YouTube Deletes Channels, Demonetizes and Censors Content and Refuses to Respond to Press
Sadistic YouTube
Deletes Channels, Demonetizes and Censors Content and Refuses to Respond to
Press
BY MEGAN FOX APRIL 4, 2018
The news that a
content creator who was demonetized and censored by YouTube snapped and went homicidal at the
company's headquarters points to an ugly, systemic problem.
YouTube creators have been asking for over a year for YouTube to communicate
honestly and fairly with its creators, demanding an explanation for why some
channels are demonetized and others with similar content aren't.
Here's a recent example: Mandy O'Brien
has a popular body language channel on YouTube with over two hundred thousand
subscribers. She's funny and smart and provides good insight into human
behavior. While she seems to like Trump, her videos are not terribly political.
Most of them center around breaking news stories and reading the unspoken
communications given off by interviewees on the news.
Her channel, Bombard's Body Language, was
targeted for deletion by YouTube. It all began after the Parkland school
shooting, when O'Brien made a video about the body language of the
untouchable David Hogg. The video was deleted by YouTube for
"bullying," but still exists on Vimeo. The strange part is, she is
debunking the conspiracy theory that a reporter was telling Hogg what to say.
O'Brien's conclusion is that Hogg's
social and emotional immaturity (because he is still a developing minor) leads
to his halting speech and mistakes -- which is completely normal for a teen his
age. She believes he was not coached but that he isn't as good of a speaker as
we've been led to believe and he needs to practice before he speaks.
This video was flagged as
"bullying," giving her channel one strike. Shortly after, another
video of a Parkland shooting witness was flagged for the same issue. The most
controversial thing O'Brien said in this video is that the teen is emotionally
immature, which makes her smile under stress. O'Brien was defending the
students she was accused of bullying! Strike two.
Then, in a bizarre twist, they flagged an old video she had made of an
Australian woman accused of drug smuggling because O'Brien called her
"stupid." This was the third strike and O'Brien's channel was
deleted.
She fought the deletion and YouTube
reinstated her channel without the David Hogg video, but republished the other
two. They offered no explanation for the change of heart. PJM reached out to YouTube
several times for a comment on this situation and received no response. It's
unknown why YouTube has an email address for press to contact them when they do
not respond to it. Not even Facebook is this bad at public relations. (In fact,
Facebook is the best of the social media giants in responding to press.)
YouTube's continued refusal to publicly
address these deletions, bannings, and demonetizations has led to seething
anger among content creators and subscribers, which may have now spilled over
into homicidal behavior by Nasim Aghdam (we don't yet know for certain what
Aghdam's motive was).
While there is never an excuse for shooting
innocent people, Aghdam's frustration with YouTube highlights ongoing problems
that must be addressed by the company: mass deletions, loss of livelihood, and
censorship.

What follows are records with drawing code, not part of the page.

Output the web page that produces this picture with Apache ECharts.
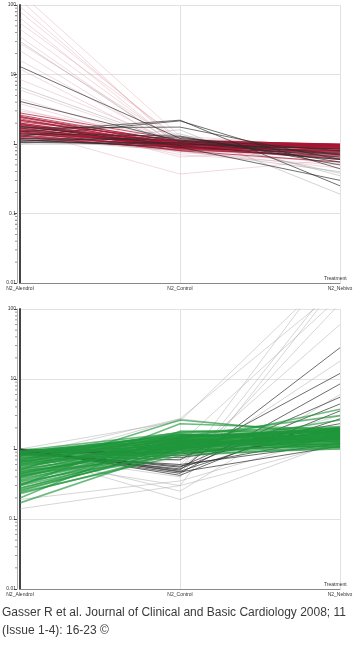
<!DOCTYPE html>
<html><head><meta charset="utf-8">
<script src="https://cdn.jsdelivr.net/npm/echarts@6/dist/echarts.min.js"></script>
<style>html,body{margin:0;padding:0;background:#fff}#c{width:353px;height:661px}</style>
</head><body><div id="c"></div>
<script>
// Categories (treatments)
var categories = ['N2_Alendrol', 'N2_Control', 'N2_Nebivo'];
var yTickLabels = ['0.01', '0.1', '1', '10', '100'];
var minorTickValues = [0.02,0.03,0.04,0.05,0.06,0.07,0.08,0.09,0.2,0.3,0.4,0.5,0.6,0.7,0.8,0.9,2,3,4,5,6,7,8,9,20,30,40,50,60,70,80,90];
var captionLines = ['Gasser R et al. Journal of Clinical and Basic Cardiology 2008; 11', '(Issue 1-4): 16-23 \u00A9'];

// Top panel: each entry = [Alendrol, Control, Nebivo]
var topRedDark = [
 [2.6,1.05,0.95],[2.4,1.0,0.92],[2.2,1.1,0.98],[2.0,1.0,0.9],[1.9,0.95,0.85],[1.8,1.05,0.97],
 [1.7,0.92,0.8],[1.65,1.0,0.93],[1.6,0.9,0.88],[1.55,0.98,0.75],[1.5,0.95,0.95],[1.45,0.88,0.82],
 [1.4,1.02,0.9],[1.35,0.9,0.7],[1.3,0.95,0.86],[1.25,0.85,0.78],[1.2,1.0,0.96],[1.15,0.9,0.8],
 [2.3,0.9,0.72],[2.1,1.12,1.0],[1.95,0.85,0.65],[1.75,1.08,0.95],[2.5,0.95,0.88],[1.85,0.9,0.6],
 [1.5,0.8,0.55],[2.8,1.15,0.98],[1.4,1.1,1.0],[1.3,0.82,0.68],[2.0,0.92,0.78],[1.6,1.0,0.84],
 [2.2,0.97,0.9],[1.9,1.03,0.99],[1.7,0.87,0.74],[2.45,1.08,0.93],[1.55,0.93,0.62]
];
var topRedPale = [
 [150,1.3,0.9],[120,0.9,0.7],[95,1.0,0.9],[80,1.1,0.85],[65,0.9,0.8],[55,1.2,0.95],[45,0.95,0.75],
 [35,0.85,0.9],[28,1.05,0.7],[22,0.8,0.85],[16,0.9,0.6],[8.5,1.0,0.8],[6,0.95,0.9],[4.5,0.9,0.65],
 [3.8,0.88,0.9],[3.2,0.85,0.75],[1.6,0.37,0.6],[2.7,0.75,0.55],[2.2,0.7,0.5],[1.8,0.8,0.45],
 [1.3,0.78,0.7],[1.1,0.9,0.52],[3.0,1.2,0.95],[2.5,0.65,0.85],[12,0.8,0.72]
];
var topBlack = [
 [1.5,2.2,0.25],[1.3,2.15,0.44],[1.7,1.75,0.6],[1.1,1.26,0.55],[1.2,1.14,0.72],[1.05,1.0,0.85],
 [1.15,0.9,0.3],[1.4,1.3,0.5],[1.07,1.05,0.65],[13,1.2,0.8],[4.1,1.1,0.7],[1.8,0.95,0.6]
];
var topGrayPale = [
 [1.0,1.6,0.19],[1.2,0.8,0.4],[1.1,1.4,0.35],[6.6,1.0,0.75],[30,0.9,0.6],[1.3,1.2,0.38]
];

// Bottom panel
var bottomGreen = [
 [0.95,1.7,2.0],[0.92,1.5,1.9],[0.9,1.6,1.8],[0.88,1.4,2.05],[0.85,1.55,1.7],[0.82,1.3,1.6],
 [0.8,1.45,1.95],[0.78,1.2,1.5],[0.75,1.35,1.85],[0.72,1.25,1.4],[0.7,1.5,1.75],[0.68,1.1,1.3],
 [0.65,1.4,1.65],[0.62,1.15,1.55],[0.6,1.3,1.9],[0.58,1.05,1.2],[0.55,1.2,1.45],[0.52,1.0,1.35],
 [0.5,1.25,1.7],[0.48,0.95,1.1],[0.46,1.15,1.6],[0.44,1.35,1.25],[0.42,0.9,1.05],[0.4,1.1,1.5],
 [0.38,1.0,1.8],[0.36,1.2,1.15],[0.34,0.85,1.0],[0.32,1.05,1.4],[0.3,0.95,1.3],[0.28,0.9,1.2],
 [0.26,1.0,1.1],[0.24,0.8,1.05],[0.23,0.88,1.25],[0.9,1.25,1.3],[0.85,1.05,1.5],[0.8,1.65,1.25],
 [0.75,1.0,1.65],[0.7,1.75,2.1],[0.66,0.95,1.15],[0.63,1.6,1.45],[0.57,1.3,1.05],[0.53,1.45,1.9],
 [0.47,1.5,1.55],[0.43,1.25,1.95],[0.39,1.4,1.35],[0.35,1.1,1.75],[0.31,1.2,1.6],[0.27,1.15,1.45],
 [0.25,1.05,1.7],[0.5,2.6,1.6],[0.3,2.3,1.9],[0.2,1.8,1.7],[0.17,1.0,1.4],[0.6,1.2,3.7],
 [0.8,1.5,3.0],[0.45,1.1,2.6],[0.93,1.35,1.15],[0.87,1.6,1.35],[0.67,1.45,2.0],[0.41,1.3,1.85]
];
var bottomBlack = [
 [0.98,0.5,28],[0.95,0.45,8.5],[0.93,0.55,5.5],[1.0,0.42,3.5],[0.9,0.52,4.4],[0.97,0.48,2.7],
 [0.88,0.9,2.3],[0.96,0.8,1.9],[0.85,0.6,1.2],[0.92,0.57,1.5],[0.99,0.47,1.1],[0.94,0.75,1.6],
 [0.86,1.0,2.0],[0.91,1.1,1.8],[0.83,0.7,12],[1.0,0.85,1.4]
];
var bottomGrayPale = [
 [0.9,0.5,600],[0.85,0.4,300],[1.0,2.5,400],[0.7,0.3,250],[0.95,1.2,150],[0.8,0.45,120],
 [0.14,0.3,1.2],[0.19,0.35,1.6],[0.9,0.19,1.3],[0.6,2.7,1.5],[0.75,0.6,60],[0.95,0.55,18],
 [0.88,0.25,6],[0.5,0.7,3],[0.8,2.7,200]
];

var chart = echarts.init(document.getElementById('c'), null, {renderer: 'canvas'});
var series = [];
function addLines(arr, panel, color, opacity, width) {
  arr.forEach(function (row) {
    series.push({
      type: 'line', xAxisIndex: panel, yAxisIndex: panel * 2,
      data: row, symbol: 'none', silent: true, animation: false,
      lineStyle: {color: color, opacity: opacity, width: width}
    });
  });
}
addLines(topRedPale, 0, '#d9889a', 0.4, 0.8);
addLines(topGrayPale, 0, '#9a9a9a', 0.55, 0.8);
addLines(topRedDark, 0, '#a5122f', 0.7, 1);
addLines(topBlack, 0, '#2a2a2a', 0.75, 0.9);
addLines(bottomGrayPale, 1, '#a8a8a8', 0.6, 0.8);
addLines(bottomBlack, 1, '#262626', 0.75, 0.9);
addLines(bottomGreen, 1, '#1f963b', 0.65, 1.6);

[0, 1].forEach(function (p) {
  series.push({
    type: 'scatter', xAxisIndex: p, yAxisIndex: p * 2, clip: false, silent: true, animation: false,
    data: minorTickValues.map(function (v) { return [0, v]; }),
    symbol: 'rect', symbolSize: [2, 0.8], symbolOffset: [-4, 0],
    itemStyle: {color: '#555'}, z: 5
  });
});

function xAxis(gi, withName) {
  return {
    type: 'category', gridIndex: gi, data: categories, boundaryGap: false,
    axisLine: {lineStyle: {color: '#888', width: 1}},
    axisTick: {show: false},
    axisLabel: {fontSize: 5, margin: 3, color: '#333', fontFamily: 'Liberation Sans', interval: 0},
    splitLine: {show: true, lineStyle: {color: '#e2e2e2', width: 1}},
    name: withName ? 'Treatment' : '', nameLocation: 'end', nameGap: -16,
    nameTextStyle: {fontSize: 5, color: '#333', align: 'left', verticalAlign: 'bottom', padding: [0, 0, 2, 0], fontFamily: 'Liberation Sans'}
  };
}
function yAxes(gi, nameColor) {
  return [{
    type: 'log', logBase: 10, min: 0.01, max: 100, gridIndex: gi, position: 'left', offset: 3,
    axisLine: {show: true, lineStyle: {color: '#999', width: 0.8}},
    axisTick: {show: true, length: 3, lineStyle: {color: '#555'}},
    axisLabel: {fontSize: 5, margin: 1, color: '#333', fontFamily: 'Liberation Sans',
      formatter: function (v) { var i = Math.round(Math.log10(v)) + 2; return yTickLabels[i] || ''; }},
    splitLine: {show: true, lineStyle: {color: '#e2e2e2', width: 1}},
    name: 'Normalized Intensity (log scale)', nameLocation: 'middle', nameGap: 12,
    nameTextStyle: {fontSize: 5, color: nameColor, fontFamily: 'Liberation Sans'}
  }, {
    type: 'log', logBase: 10, min: 0.01, max: 100, gridIndex: gi, position: 'left', offset: 0,
    axisLine: {show: true, lineStyle: {color: '#444', width: 2}},
    axisTick: {show: false}, axisLabel: {show: false}, splitLine: {show: false}
  }];
}

chart.setOption({
  animation: false,
  backgroundColor: '#fff',
  grid: [
    {left: 20, top: 5, width: 320, height: 278, containLabel: false, outerBoundsMode: 'none'},
    {left: 20, top: 309, width: 320, height: 280, containLabel: false, outerBoundsMode: 'none'}
  ],
  xAxis: [xAxis(0, true), xAxis(1, true)],
  yAxis: yAxes(0, '#333').concat(yAxes(1, '#bbb')),
  series: series,
  graphic: [
    {type: 'text', left: 2, top: 607, style: {text: captionLines[0], fontSize: 12, fill: '#3a3a3a', fontFamily: 'Liberation Sans'}},
    {type: 'text', left: 2, top: 625, style: {text: captionLines[1], fontSize: 12, fill: '#3a3a3a', fontFamily: 'Liberation Sans'}}
  ]
});
</script></body></html>
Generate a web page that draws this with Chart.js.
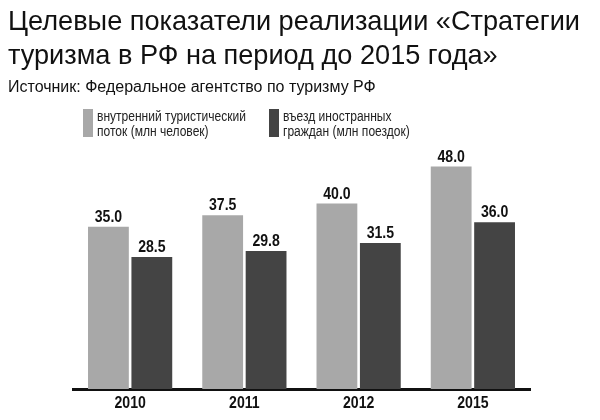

They seem to think they don't have to answer to anyone, including
the press, about the asinine business decisions they keep making that suppress
the First Amendment and oppress their own content creators.
Most people like O'Brien (who are sane
and normal) take their content elsewhere, like to Vimeo and Bitchute, but
the psychological games YouTube plays with them are maddening! Deleting videos,
then reinstating, demonetizing then remonetizing... this goes on and on with no
reasonable explanation.
Robots send form letters informing you
of your disappearing videos. Despite the fact there's an entire office building
full of people at YouTube, there are no people ever available to talk about how
your channel may have been caught up in an algorithm it shouldn't have been in.
Years of your work then disappears and no one at YouTube cares to investigate
why or communicate with you about what happened. It's sadistic.
YouTube has a terrible business model that
treats its content creators (and the Constitution) like garbage. It should be
abandoned en masse and investigated.